The central pool reflects the sky above it. On clear days the water turns a deep blue that makes the white flowers on either side seem to glow. In the linden colonnade, dappled shade creates patterns on the stone path that shift as the day progresses.
London has hundreds of hidden gardens that visitors walk past without ever noticing. The Sunken Garden is different. It is right there, in plain sight, beside one of the city’s most photographed buildings. And still people miss it.
The garden is at its most uncrowded on weekday mornings in June and July. On those visits, you may find yourself almost entirely alone with the flowers, the pool, and the Palace behind you — a rare thing in central London.
A Place That Earns Its Silence
There are places in London that are famous for being famous. The Sunken Garden is not one of them. It draws those who already know to look for it, and those who stumble upon it quietly and find themselves staying longer than they planned.
It rewards slow looking. Every section has a detail worth pausing over — a particular planting combination, a stone urn filled to overflowing, the reflection of the Palace in the pool on a still summer morning. There are benches. Use them.
The Royal Parks contain some of London’s most extraordinary open spaces, many carrying histories that most visitors never learn. The Sunken Garden is simply one of the most personal. This is not a museum piece. It grows and changes with every season. It asks nothing of you except that you take a moment. For a garden planted in memory of someone whose loss is still felt by millions, that feels exactly right.
Is the Sunken Garden at Kensington Palace free to visit?

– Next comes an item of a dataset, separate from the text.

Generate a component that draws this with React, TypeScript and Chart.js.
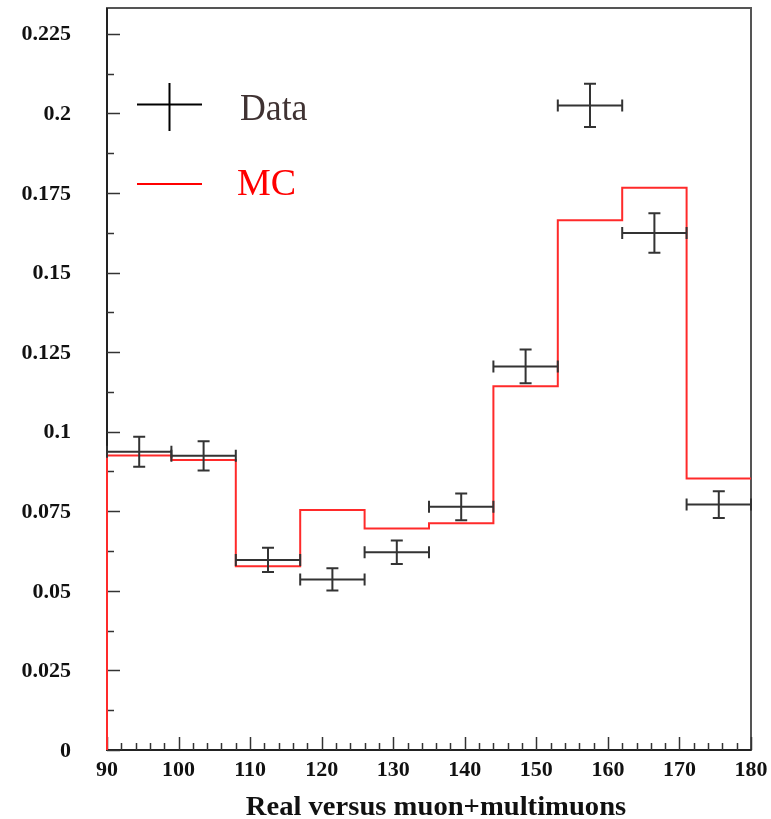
import React, { useEffect, useRef } from "react";
import { Chart, registerables } from "chart.js";

Chart.register(...registerables);

const binEdges = [90, 99, 108, 117, 126, 135, 144, 153, 162, 171, 180];
const dataValues = [0.0937, 0.0924, 0.0597, 0.0536, 0.0621, 0.0764, 0.1205, 0.2025, 0.1624, 0.0771];
const dataErrors = [0.0047, 0.0046, 0.0038, 0.0035, 0.0037, 0.0042, 0.0053, 0.0068, 0.0062, 0.0042];
const mcValues = [0.0925, 0.0911, 0.0577, 0.0754, 0.0696, 0.0712, 0.1143, 0.1664, 0.1766, 0.0853];

const xTickLabels = [90, 100, 110, 120, 130, 140, 150, 160, 170, 180];
const yTickLabels = ["0", "0.025", "0.05", "0.075", "0.1", "0.125", "0.15", "0.175", "0.2", "0.225"];
const xTitle = "Real versus muon+multimuons";
const legendLabels = ["Data", "MC"];

const X_MIN = 90;
const X_MAX = 180;
const Y_MIN = 0;
const Y_MAX = 0.2331;

const SERIF = "'Liberation Serif', 'Times New Roman', serif";

const framePlugin = {
  id: "rootFrame",
  beforeDatasetsDraw(chart: any) {
    const { ctx, chartArea, scales } = chart;
    const xs = scales.x;
    const ys = scales.y;
    ctx.save();
    ctx.strokeStyle = "#555555";
    ctx.lineWidth = 2;
    ctx.strokeRect(chartArea.left, chartArea.top, chartArea.right - chartArea.left, chartArea.bottom - chartArea.top);
    ctx.strokeStyle = "#222222";
    ctx.beginPath();
    ctx.moveTo(chartArea.left, chartArea.top);
    ctx.lineTo(chartArea.left, chartArea.bottom);
    ctx.lineTo(chartArea.right, chartArea.bottom);
    ctx.stroke();

    ctx.lineWidth = 1.5;
    ctx.strokeStyle = "#333333";
    for (let i = 0; i < yTickLabels.length * 2; i++) {
      const v = i * 0.0125;
      if (v > Y_MAX) break;
      const py = Math.round(ys.getPixelForValue(v)) + 0.5;
      const len = i % 2 === 0 ? 13 : 7;
      ctx.beginPath();
      ctx.moveTo(chartArea.left, py);
      ctx.lineTo(chartArea.left + len, py);
      ctx.stroke();
    }
    for (let v = X_MIN; v <= X_MAX + 0.001; v += 2) {
      const px = Math.round(xs.getPixelForValue(v)) + 0.5;
      const major = Math.abs((v - X_MIN) % 10) < 0.001;
      const len = major ? 13 : 7;
      ctx.beginPath();
      ctx.moveTo(px, chartArea.bottom);
      ctx.lineTo(px, chartArea.bottom - len);
      ctx.stroke();
    }

    ctx.fillStyle = "#111111";
    ctx.font = `bold 22px ${SERIF}`;
    ctx.textAlign = "right";
    ctx.textBaseline = "middle";
    yTickLabels.forEach((lab) => {
      const v = parseFloat(lab);
      ctx.fillText(lab, 71, ys.getPixelForValue(v) + 1);
    });
    ctx.textAlign = "center";
    xTickLabels.forEach((v) => {
      ctx.fillText(String(v), xs.getPixelForValue(v), 770);
    });
    ctx.font = `bold 27px ${SERIF}`;
    ctx.textBaseline = "alphabetic";
    ctx.save();
    ctx.translate(436, 815);
    ctx.scale(1.06, 1);
    ctx.fillText(xTitle, 0, 0);
    ctx.restore();
    ctx.restore();
  },
  afterDatasetsDraw(chart: any) {
    const { ctx, scales } = chart;
    const xs = scales.x;
    const ys = scales.y;
    ctx.save();
    ctx.strokeStyle = "#333333";
    ctx.lineWidth = 2;
    const cap = 6;
    dataValues.forEach((v, i) => {
      const x0 = xs.getPixelForValue(binEdges[i]);
      const x1 = xs.getPixelForValue(binEdges[i + 1]);
      const xc = xs.getPixelForValue((binEdges[i] + binEdges[i + 1]) / 2);
      const y = ys.getPixelForValue(v);
      const yt = ys.getPixelForValue(v + dataErrors[i]);
      const yb = ys.getPixelForValue(v - dataErrors[i]);
      ctx.beginPath();
      ctx.moveTo(x0, y);
      ctx.lineTo(x1, y);
      ctx.moveTo(x0, y - cap);
      ctx.lineTo(x0, y + cap);
      ctx.moveTo(x1, y - cap);
      ctx.lineTo(x1, y + cap);
      ctx.moveTo(xc, yt);
      ctx.lineTo(xc, yb);
      ctx.moveTo(xc - cap, yt);
      ctx.lineTo(xc + cap, yt);
      ctx.moveTo(xc - cap, yb);
      ctx.lineTo(xc + cap, yb);
      ctx.stroke();
    });

    ctx.strokeStyle = "#000000";
    ctx.lineWidth = 2;
    ctx.beginPath();
    ctx.moveTo(137, 104.5);
    ctx.lineTo(202, 104.5);
    ctx.moveTo(169.5, 83);
    ctx.lineTo(169.5, 131);
    ctx.stroke();
    ctx.strokeStyle = "#ff0000";
    ctx.beginPath();
    ctx.moveTo(137, 184);
    ctx.lineTo(202, 184);
    ctx.stroke();

    ctx.font = `38px ${SERIF}`;
    ctx.textAlign = "left";
    ctx.textBaseline = "alphabetic";
    ctx.fillStyle = "#3f3232";
    ctx.save();
    ctx.translate(240, 120);
    ctx.scale(0.94, 1);
    ctx.fillText(legendLabels[0], 0, 0);
    ctx.restore();
    ctx.fillStyle = "#ff0000";
    ctx.fillText(legendLabels[1], 237, 195);
    ctx.restore();
  },
};

export default function App() {
  const canvasRef = useRef<HTMLCanvasElement | null>(null);

  useEffect(() => {
    document.body.style.margin = "0";
    const canvas = canvasRef.current;
    if (!canvas) return;

    const mcPoints: { x: number; y: number }[] = [{ x: binEdges[0], y: 0 }];
    mcValues.forEach((v, i) => mcPoints.push({ x: binEdges[i + 1], y: v }));

    const dataPoints = dataValues.map((v, i) => ({ x: (binEdges[i] + binEdges[i + 1]) / 2, y: v }));

    const chart = new Chart(canvas, {
      type: "line",
      data: {
        datasets: [
          {
            label: "MC",
            data: mcPoints,
            stepped: "after",
            borderColor: "#ff2a2a",
            borderWidth: 2,
            pointRadius: 0,
            fill: false,
            clip: 3,
          } as any,
          {
            label: "Data",
            type: "scatter",
            data: dataPoints,
            pointRadius: 0,
            showLine: false,
            borderColor: "#333333",
          } as any,
        ],
      },
      options: {
        animation: false,
        responsive: false,
        maintainAspectRatio: false,
        layout: { padding: { left: 107, right: 20, top: 8, bottom: 69 } },
        plugins: { legend: { display: false }, tooltip: { enabled: false } },
        scales: {
          x: { type: "linear", min: X_MIN, max: X_MAX, display: false },
          y: { type: "linear", min: Y_MIN, max: Y_MAX, display: false },
        },
      },
      plugins: [framePlugin],
    });
    return () => chart.destroy();
  }, []);

  return (
    <div style={{ position: "absolute", left: 0, top: 0, width: 771, height: 819, background: "#fff" }}>
      <canvas ref={canvasRef} width={771} height={819} style={{ width: 771, height: 819, display: "block" }} />
    </div>
  );
}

Yes. The Sunken Garden sits within Kensington Gardens, a Royal Park open to the public at no charge. You do not need a ticket to Kensington Palace to enter the garden — simply walk into Kensington Gardens and follow the signs to the south side of the Palace.
When is the best time to see the white flowers in bloom?

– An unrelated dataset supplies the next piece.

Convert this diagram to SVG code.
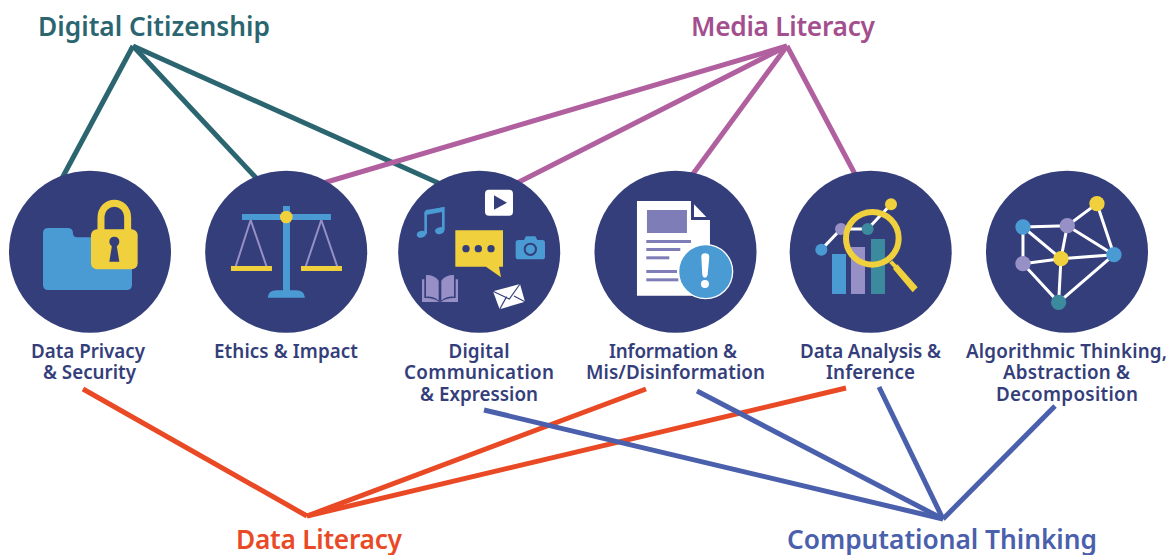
<svg xmlns="http://www.w3.org/2000/svg" width="1174" height="555" viewBox="0 0 1174 555">
<style>
text{font-family:"Noto Sans","Open Sans","Liberation Sans",sans-serif;font-weight:600;text-anchor:middle}
.t{font-size:26.3px}
.l{font-size:18.8px;fill:#343e7a}
.c{fill:#343e7a}
.dc{stroke:#2b6670}.ml{stroke:#b1609f}.dl{stroke:#e94a25}.ct{stroke:#4a60ac}
#connectors line{stroke-width:5;fill:none}
.b{fill:#4a9ad4}.y{fill:#f0d03c}.p{fill:#9790c6}.g{fill:#3c8a9e}.w{fill:#fff}
.wl{stroke:#fff;stroke-width:9;fill:none}
</style>
<rect width="1174" height="555" fill="#fff"/>
<g id="connectors">
<line class="dc" x1="133" y1="46" x2="60" y2="182"/>
<line class="dc" x1="133" y1="46" x2="258" y2="180"/>
<line class="dc" x1="133" y1="46" x2="445" y2="186"/>
<line class="ml" x1="787" y1="46" x2="320" y2="184"/>
<line class="ml" x1="787" y1="46" x2="515" y2="184"/>
<line class="ml" x1="787" y1="46" x2="690" y2="178"/>
<line class="ml" x1="787" y1="46" x2="856" y2="176"/>
<line class="dl" x1="307" y1="516" x2="83" y2="389"/>
<line class="dl" x1="307" y1="516" x2="646" y2="389"/>
<line class="dl" x1="307" y1="516" x2="846" y2="388"/>
<line class="ct" x1="943" y1="519" x2="484" y2="410"/>
<line class="ct" x1="943" y1="519" x2="697" y2="391"/>
<line class="ct" x1="943" y1="519" x2="879" y2="387"/>
<line class="ct" x1="943" y1="519" x2="1055" y2="406"/>
</g>
<g id="title-digital-citizenship"><text class="t" x="154" y="36" fill="#2b6670" textLength="232">Digital Citizenship</text></g>
<g id="title-media-literacy"><text class="t" x="783" y="36" fill="#a34f8f" textLength="184">Media Literacy</text></g>
<g id="title-data-literacy"><text class="t" x="319" y="549" fill="#e94a25" textLength="166">Data Literacy</text></g>
<g id="title-computational-thinking"><text class="t" x="942" y="549" fill="#4a60ac" textLength="310">Computational Thinking</text></g>
<g id="node-privacy">
<circle class="c" cx="90" cy="251.7" r="81"/>
<g transform="translate(0,160) scale(.3333)">
<path class="b" d="M145 204H203Q219 204 219 220Q219 232 232 232H380Q396 232 396 248V374Q396 390 380 390H145Q129 390 129 374V220Q129 204 145 204Z"/>
<path d="M303 215V175C303 115 383 115 383 175V215" fill="none" stroke="#f0d03c" stroke-width="21"/>
<rect class="y" x="273" y="208" width="140" height="120" rx="18"/>
<circle class="c" cx="343" cy="245" r="15"/>
<path class="c" d="M337 250H349L358 305H328Z"/>
</g>
<text class="l" x="88" y="358" textLength="114">Data Privacy</text><text class="l" x="89.500" y="379" textLength="93">&amp; Security</text>
</g>
<g id="node-ethics">
<circle class="c" cx="286.2" cy="251.7" r="81"/>
<g transform="translate(0,160) scale(.3333)">
<path d="M752 180L707 320M752 180L800 320M964 180L917 320M964 180L1012 320" fill="none" stroke="#9790c6" stroke-width="6"/>
<rect class="b" x="849" y="138" width="21" height="260"/>
<rect class="b" x="726" y="162" width="267" height="18"/>
<path class="b" d="M803 413Q805 391 830 391H888Q913 391 915 413Z"/>
<circle class="y" cx="859" cy="171" r="19"/>
<rect class="y" x="693" y="318" width="123" height="15"/>
<rect class="y" x="903" y="318" width="123" height="15"/>
</g>
<text class="l" x="286" y="358" textLength="144">Ethics &amp; Impact</text>
</g>
<g id="node-communication">
<circle class="c" cx="479.2" cy="251.7" r="81"/>
<g transform="translate(390,160) scale(.3333)">
<rect class="w" x="285" y="89" width="84" height="78" rx="12"/>
<path class="c" d="M312 106L351 128L312 149Z"/>
<path d="M107 222L107 158L160 145L160 210" fill="none" stroke="#4a9ad4" stroke-width="8"/>
<ellipse class="b" cx="94" cy="223" rx="14" ry="10" transform="rotate(-15 94 223)"/>
<ellipse class="b" cx="149" cy="212" rx="14" ry="10" transform="rotate(-15 149 212)"/>
<path class="b" d="M107 150L160 142V155L107 165Z"/>
<path class="y" d="M196 211H339V320H327L333 352L288 320H196Z"/>
<circle class="c" cx="228" cy="266" r="11"/><circle class="c" cx="265" cy="266" r="11"/><circle class="c" cx="303" cy="266" r="11"/>
<path class="b" d="M385 240H402L408 229H436L442 240H457Q465 240 465 248V290Q465 298 457 298H385Q377 298 377 290V248Q377 240 385 240Z"/>
<circle cx="421" cy="268" r="17" fill="#4a9ad4" stroke="#343e7a" stroke-width="6"/>
<path class="p" d="M108 345Q135 345 146 362V422Q130 408 108 410ZM154 362Q165 345 192 345V410Q170 408 154 422Z"/>
<path class="p" d="M96 358H103V414Q130 412 146 425H154Q170 412 197 414V358H204V426H96Z"/>
<path class="w" d="M309 394L390 372L405 425L329 448Z"/>
<path d="M309 394L358 417L390 372M329 448L350 410M405 425L372 408" fill="none" stroke="#343e7a" stroke-width="3.500"/>
</g>
<text class="l" x="479" y="358" textLength="61">Digital</text><text class="l" x="479" y="379" textLength="150">Communication</text><text class="l" x="479" y="401" textLength="118">&amp; Expression</text>
</g>
<g id="node-information">
<circle class="c" cx="675.5" cy="251.7" r="81"/>
<g transform="translate(390,160) scale(.3333)">
<path class="w" d="M741 123H903V180H960V407H741Z"/>
<path class="w" d="M912 133L949 171H912Z"/>
<rect x="771" y="150" width="120" height="69" fill="#7f7db8"/>
<g fill="#7f7db8"><rect x="769" y="240" width="134" height="9"/><rect x="769" y="264" width="102" height="9"/><rect x="769" y="289" width="69" height="9"/><rect x="769" y="330" width="92" height="9"/><rect x="769" y="355" width="96" height="9"/></g>
<circle class="b" cx="947" cy="335" r="81" stroke="#fff" stroke-width="4"/>
<path class="w" d="M934 290Q934 280 945 280Q958 280 958 290L953 345Q951 353 945 353Q938 353 937 345Z"/>
<circle class="w" cx="945" cy="372" r="12"/>
</g>
<text class="l" x="673" y="358" textLength="128">Information &amp;</text><text class="l" x="675.500" y="379" textLength="179">Mis/Disinformation</text>
</g>
<g id="node-analysis">
<circle class="c" cx="870.7" cy="251.7" r="81"/>
<g transform="translate(780,160) scale(.3333)">
<rect class="b" x="156" y="282" width="42" height="120"/>
<rect class="p" x="213" y="261" width="42" height="141"/>
<rect class="g" x="273" y="237" width="42" height="165"/>
<path class="wl" d="M124 269L183 207L263 207L333 133"/>
<circle class="b" cx="124" cy="269" r="18"/><circle class="p" cx="183" cy="207" r="18"/><circle class="g" cx="263" cy="207" r="18"/><circle class="y" cx="333" cy="133" r="18"/>
<circle cx="277" cy="235" r="79" fill="none" stroke="#f0d03c" stroke-width="18"/>
<path d="M332 305L350 324" stroke="#f0d03c" stroke-width="12"/>
<path class="y" d="M352 313L413 382L398 397L339 326Z"/>
</g>
<text class="l" x="870.500" y="358" textLength="141">Data Analysis &amp;</text><text class="l" x="870.500" y="379" textLength="89">Inference</text>
</g>
<g id="node-algorithmic">
<circle class="c" cx="1067" cy="251.7" r="81"/>
<g transform="translate(780,160) scale(.3333)">
<path class="wl" d="M729 201L862 197L951 131L1002 284L836 427L729 311ZM729 201V311M729 201L843 296M862 197L843 296M862 197L1002 284M729 311L843 296L1002 284M843 296L836 427"/>
<circle class="b" cx="729" cy="201" r="23"/><circle class="p" cx="862" cy="197" r="23"/><circle class="y" cx="951" cy="131" r="23"/><circle class="b" cx="1002" cy="284" r="23"/><circle class="y" cx="843" cy="296" r="23"/><circle class="p" cx="729" cy="311" r="23"/><circle class="g" cx="836" cy="427" r="23"/>
</g>
<text class="l" x="1066.500" y="358" textLength="201">Algorithmic Thinking,</text><text class="l" x="1066.500" y="379" textLength="127">Abstraction &amp;</text><text class="l" x="1067" y="401" textLength="142">Decomposition</text>
</g>
</svg>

The peak blooming season is June through August, when the summer planting is fully established. April and May also offer a beautiful spring display of forget-me-nots and white tulips. The garden is replanted twice a year, so there is almost always something in flower between April and October.
Why are the flowers at the Sunken Garden white?

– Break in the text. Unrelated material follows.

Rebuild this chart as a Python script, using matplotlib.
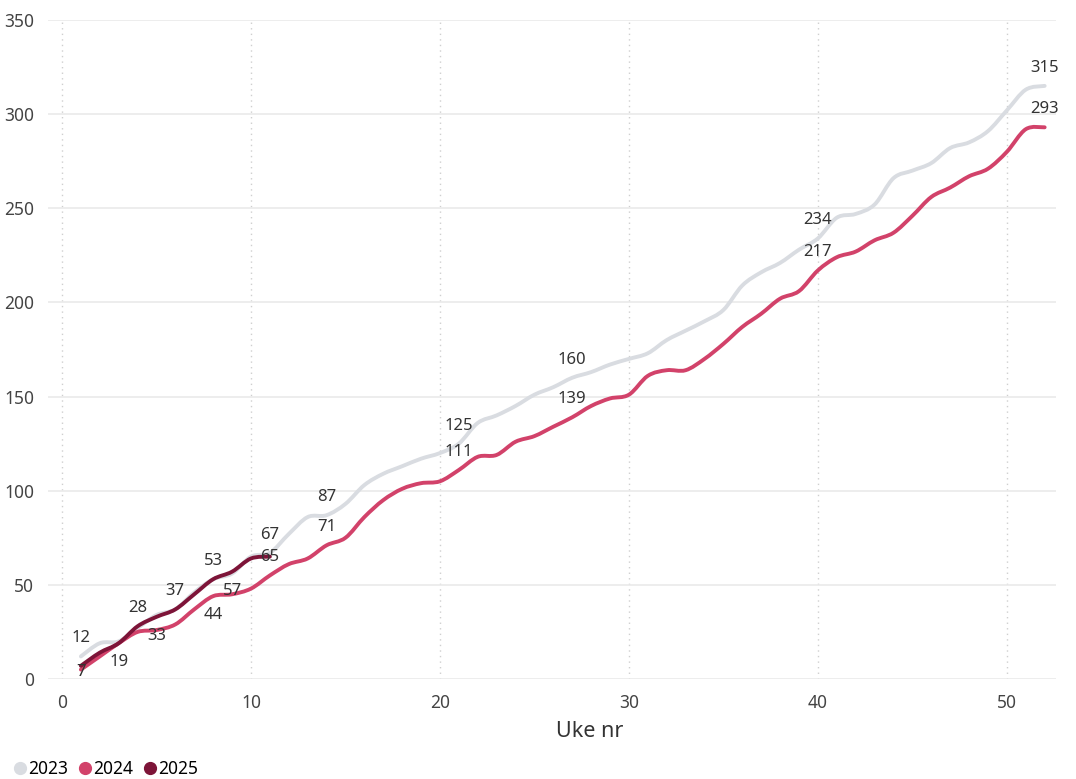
import numpy as np
import matplotlib
matplotlib.use("Agg")
import matplotlib.pyplot as plt
from matplotlib.path import Path
from matplotlib.patches import PathPatch
from matplotlib.lines import Line2D

plt.rcParams['font.family'] = ['Noto Sans', 'DejaVu Sans']

# cumulative count per week
weeks = list(range(1, 53))
y2023 = [12, 19, 20, 27, 34, 37, 46, 53, 56, 65, 67, 77, 86, 87, 93, 103, 109, 113,
         117, 120, 125, 136, 140, 145, 151, 155, 160, 163, 167, 170, 173, 180, 185,
         190, 196, 209, 216, 221, 228, 234, 245, 247, 252, 266, 270, 274, 282, 285,
         291, 302, 313, 315]
y2024 = [5, 12, 19, 25, 26, 29, 37, 44, 45, 48, 55, 61, 64, 71, 75, 86, 95, 101,
         104, 105, 111, 118, 119, 126, 129, 134, 139, 145, 149, 151, 161, 164, 164,
         170, 178, 187, 194, 202, 206, 217, 224, 227, 233, 237, 246, 256, 261, 267,
         271, 280, 292, 293]
y2025 = [7, 14, 19, 28, 33, 37, 45, 53, 57, 64, 65]

# weeks that carry a data label, and whether the label sits above or below
lab2023 = [1, 6, 8, 11, 14, 21, 27, 40, 52]
lab2024 = [(3, 'below'), (8, 'below'), (14, 'above'), (21, 'above'),
           (27, 'above'), (40, 'above'), (52, 'above')]
lab2025 = [(1, 'low'), (4, 'above'), (5, 'below'), (9, 'below'), (11, 'on')]

c2023 = '#D9DCE1'
c2024 = '#D2426A'
c2025 = '#7D1438'


def smooth_path(x, y):
    # catmull-rom through the points, as bezier segments
    pts = np.column_stack([x, y]).astype(float)
    ext = np.vstack([pts[0], pts, pts[-1]])
    verts = [pts[0]]
    codes = [Path.MOVETO]
    for i in range(len(pts) - 1):
        p0, p1, p2, p3 = ext[i], ext[i + 1], ext[i + 2], ext[i + 3]
        verts += [p1 + (p2 - p0) / 6, p2 - (p3 - p1) / 6, p2]
        codes += [Path.CURVE4] * 3
    return Path(verts, codes)


fig = plt.figure(figsize=(10.76, 7.79), dpi=100)
ax = fig.add_axes([48 / 1076, 1 - 679 / 779, 1008 / 1076, 659 / 779])

ax.set_xlim(-0.74, 52.6)
ax.set_ylim(0, 350)

for w in [0, 10, 20, 30, 40, 50]:
    ax.axvline(w, color='#CFCFCF', lw=1, ls=(0, (1, 3)), zorder=0)
for v in range(0, 351, 50):
    ax.axhline(v, color='#EAEAEA', lw=1.2, zorder=0)

for ys, col in [(y2023, c2023), (y2024, c2024), (y2025, c2025)]:
    ax.add_patch(PathPatch(smooth_path(weeks[:len(ys)], ys), facecolor='none',
                           edgecolor=col, lw=2.8, capstyle='round',
                           joinstyle='round', zorder=3))

lab_kw = dict(textcoords='offset pixels', ha='center', va='center',
              fontsize=12, color='#333333', zorder=5)
for w in lab2023:
    ax.annotate(str(y2023[w - 1]), (w, y2023[w - 1]), xytext=(0, 18), **lab_kw)
offs = {'above': 18, 'below': -19, 'low': -6, 'on': 0}
for w, pos in lab2024:
    ax.annotate(str(y2024[w - 1]), (w, y2024[w - 1]), xytext=(0, offs[pos]), **lab_kw)
for w, pos in lab2025:
    ax.annotate(str(y2025[w - 1]), (w, y2025[w - 1]), xytext=(0, offs[pos]), **lab_kw)

ax.set_xticks([0, 10, 20, 30, 40, 50])
ax.set_yticks(range(0, 351, 50))
ax.tick_params(length=0, labelsize=12.5, labelcolor='#444444')
ax.tick_params(axis='y', pad=10)
ax.tick_params(axis='x', pad=11)
for s in ax.spines.values():
    s.set_visible(False)

ax.set_xlabel('Uke nr', fontsize=15.5, color='#333333')
ax.xaxis.set_label_coords((590 - 48) / 1008, -42 / 659)

handles = [Line2D([], [], ls='none', marker='o', markersize=8.5, color=c)
           for c in [c2023, c2024, c2025]]
fig.legend(handles, ['2023', '2024', '2025'], loc='lower left',
           bbox_to_anchor=(-0.006, -0.019), ncol=3, frameon=False, fontsize=12.5,
           handletextpad=-0.1, columnspacing=0.35, handlelength=1.2)

fig.savefig('out.png', dpi=100)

Since 2017, the garden has been planted almost entirely in white as a tribute to Princess Diana, whose apartments at Kensington Palace overlook the garden. White flowers — including forget-me-nots, cosmos, and roses — were her favourites. The replanting was arranged in consultation with her sons, Prince William and Prince Harry, to mark the 20th anniversary of her death.
Can I combine a visit to the Sunken Garden with Kensington Palace?
Yes — they are directly adjacent. The Sunken Garden is free to enter from Kensington Gardens. Kensington Palace itself has an admission charge. Many visitors spend time in the garden before or after touring the Palace, and the combination makes for a full morning in this part of west London.
Some places in London carry the weight of what happened there without any fuss. The Sunken Garden does this better than almost anywhere else in the city. Come in summer. Come in the morning. Give it more than five minutes.